I know, you’ve been waiting on the edge of your seat…
If you don’t follow me on Dailymile, you might have no idea what I am talking about, but let me just say…
OH MY GOODNESS.
I have had my share of treadmill drama (from it not working, potentially awkward situations of just one TM in our community gym, not working again and even my ode to the treadmill) but in general, if I had to pick a camp, I am actually in the LOVE side of the equation. Yes, I said, it, I LOVE the treadmill. Obviously not as much as this girl (AMAZING) but it’s definitely an incredible asset to marathon training. Sure, I prefer running outdoors, but for many reasons sometimes a TM run is just necessary (life, schedule, etc) and I truthfully do not mind it.
That is, unless there are one of THESE around:
Yes, this is an actual photograph of the demonic presence that fixed its laser-gaze upon me for more than three miles on my treadmill run yesterday (okay, well not really but it basically is).
Haha, let me back up…
So, since Thursday I have had this weird cold-ish thing going on but it didn’t really start bothering me until Saturday, when I was scheduled to do my last ‘long’ (7-8 miles) run before next Sunday’s 26.2 – but since I felt really icky, I decided to postpone til Sunday. I slept in, hoping I would miraculously feel amazing, but to no avail.

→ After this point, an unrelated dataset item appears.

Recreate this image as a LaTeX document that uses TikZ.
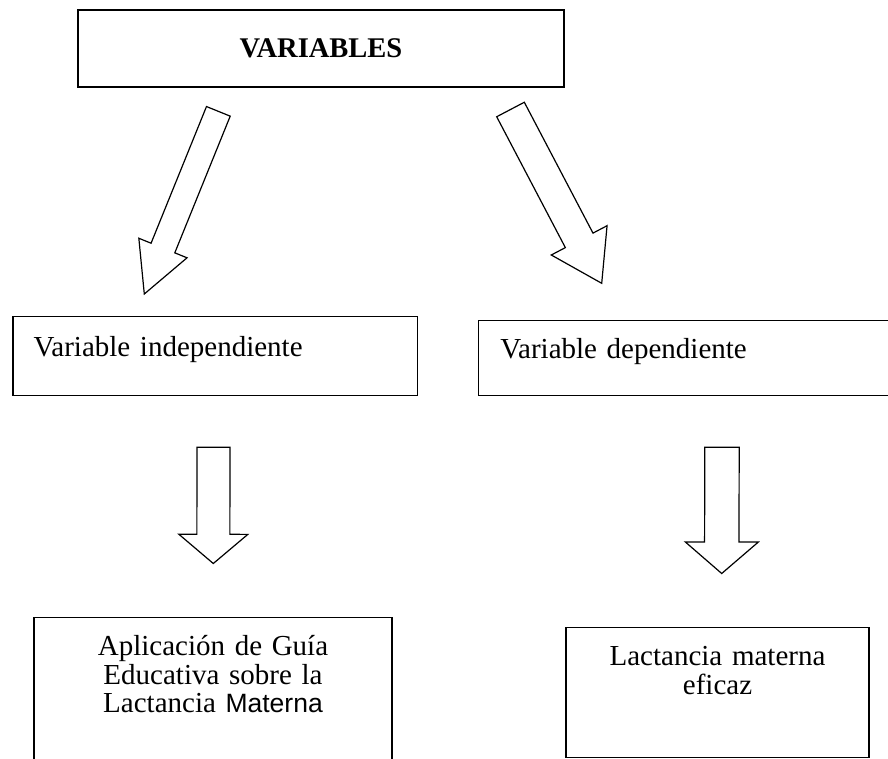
\documentclass[tikz,border=0pt]{standalone}
\usepackage{fontspec}
\setmainfont{Liberation Serif}
\newfontfamily\arialfont{Liberation Sans}
\usepackage{tikz}
\usetikzlibrary{calc}
\usetikzlibrary{positioning}
\tikzset{>=latex}
\tikzstyle{caja} = [rectangle, draw=black, line width=1.4pt, inner sep=0pt, font=\fontsize{29}{28.5}\selectfont]
\tikzstyle{flecha} = [draw=black, line width=1.2pt, line join=miter]
\newcommand{\hollowarrow}[5]{%
  \coordinate (HB) at ($(#2)!#5pt!(#1)$);
  \draw [flecha] ($(#1)!#3pt!90:(#2)$) -- ($(HB)!#3pt!90:(#2)$) -- ($(HB)!#4pt!90:(#2)$)
    -- (#2) -- ($(HB)!#4pt!-90:(#2)$) -- ($(HB)!#3pt!-90:(#2)$) -- ($(#1)!#3pt!-90:(#2)$) -- cycle;}

\begin{document}
\begin{tikzpicture}[x=1pt, y=-1pt]
\useasboundingbox (0,0) rectangle (888,759);
\clip (0,0) rectangle (888,759);
\node [caja, minimum width=486pt, minimum height=77pt, text height=25pt, text depth=6pt, font=\fontsize{28.5}{30}\selectfont\bfseries] (V) at (321,48.5) {VARIABLES};
\node [caja, anchor=north west, minimum width=404.4pt, minimum height=79.3pt, inner xsep=20.7pt, text width=363pt, align=left, text height=10pt, text depth=10pt] (VI) at (12.3,315.7) {Variable independiente};
\node [caja, anchor=north west, minimum width=417pt, minimum height=75pt, inner xsep=21.7pt, text width=373.6pt, align=left, text height=10pt, text depth=10pt] (VD) at (478,320) {Variable dependiente};
\node [caja, anchor=north, text width=358pt, align=center, text height=38.5pt, text depth=150pt] (GE) at (213,616.5) {Aplicación de Guía\\Educativa sobre la\\Lactancia {\arialfont\fontsize{26.5}{28.5}\selectfont Materna}};
\node [caja, anchor=north, text width=303pt, align=center, text height=38pt, text depth=92pt] (LM) at (717.5,627) {Lactancia materna\\eficaz};
\coordinate (T1) at (218.35,111.35);
\coordinate (P1) at (144.3,294);
\coordinate (T2) at (510.5,109.5);
\coordinate (P2) at (601.7,283.3);
\coordinate (T3) at (213.5,447.3);
\coordinate (P3) at (213.3,563.5);
\coordinate (T4) at (722,447.3);
\coordinate (P4) at (721.7,573.5);
\hollowarrow{T1}{P1}{12.8}{26}{49.6}
\hollowarrow{T2}{P2}{15.6}{31.5}{48.5}
\hollowarrow{T3}{P3}{16.5}{34.5}{29.2}
\hollowarrow{T4}{P4}{17.2}{36.5}{31.5}
\end{tikzpicture}
\end{document}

I felt “fine” but not “fine” enough to hit those miles outdoors (low temps, windy and I really hate bailing on a run) so I reasoned a TM run would work great for this situation. I got my gear ready and headed out midday to our community gym.
Once I arrived there, there was just one other person – a woman, who was working with weights on the other side of the room. No worries. I set up my iPhone to stream Pandora (Ke$ha station) and got to it at 7.0 MPH.
The miles were rolling pretty smoothly – I just had to stop periodically to hack up some lovely phlegm (nice visual, right?!) The lady had left, too, so it was just me. I was doing a little TM-karaoke…when all of a sudden, a man (with a potbelly, may I add) and his daughter (about 7-ish) walked in.
Now, when people walk in, I usually give a little smile/wave acknowledgement – the dad returned it, but the girl – well, let’s just say her sneer toward me was theatrical. From that point forward, she stomped over to one of the leg weight machines, plopped her behind down and reverted into sulky mode, staring right at me.
Now, I had a few choice thoughts at this point, namely:
- Seriously, little girl? What’s your deal?
- If she thinks she is going to get this TM anytime soon, she is WRONG.
- Is she wearing a down jacket? It’s like 75 degrees in here, that looks uncomfortable
After a few minutes, she broke her judging gaze on me and began climbing all over different pieces of equipment, wich looked dangerous, but her dad didn’t seem to care, so whatever. I kept going…
About 10 minutes later though, apparently she couldn’t handle it anymore and she walked over to the window, sat in the sill, and gazed dramatically out. Her dad walked over and (I’m assuming) asked her what was wrong.
So, she’s crying at this point (in another language, may I add) and pointing toward my direction. Ugh – I look down and see that I am at Mile 4.5 – there is no way this girl is getting this machine from me, seriously!!
Then, her dad walks over and says (surprise surprise), “Excuse me, my daughter would like to know how much longer you will be on the treadmill?”
I said, “about 25 minutes.”
He looks back at his daughter (he is so whipped) then back at me, “thank you.”
After he goes back, she pouts more, but whatever. This little annoyance is not training for a marathon, I am sure of it. So, I turned up the music a few more notches in my headphones and do my best to zone out for a few more miles.
When I take fleeting glances over, I can see that she is now climbing all over the elliptical and getting frustrated her legs are too short. Then, she comes even closer – onto the stationary bike, where she pedals furiously while staring not at me, but through me.
WHAT IS HER DEAL?!
Still, I refuse to be defeated by a tiny person, so I ran on, no breaks for hacking up lungs, no water, nothing. Just running.
At the 59 minute mark, I have completed 7 miles – I decide that this will be my battle for today, and I will gracefully fold.
I step off the machine, clean it up then head into the restroom to wipe off my sweat. Within a minute, she is clomping away on the machine, in her winter clothes.
Aside from the annoyance that I felt that people like her and her dad have probably been responsible for the machine being down time and time again, I just LET IT GO. I got my miles in, and all was good in the world again…this time anyway….
What crazy drama do you deal with when working out?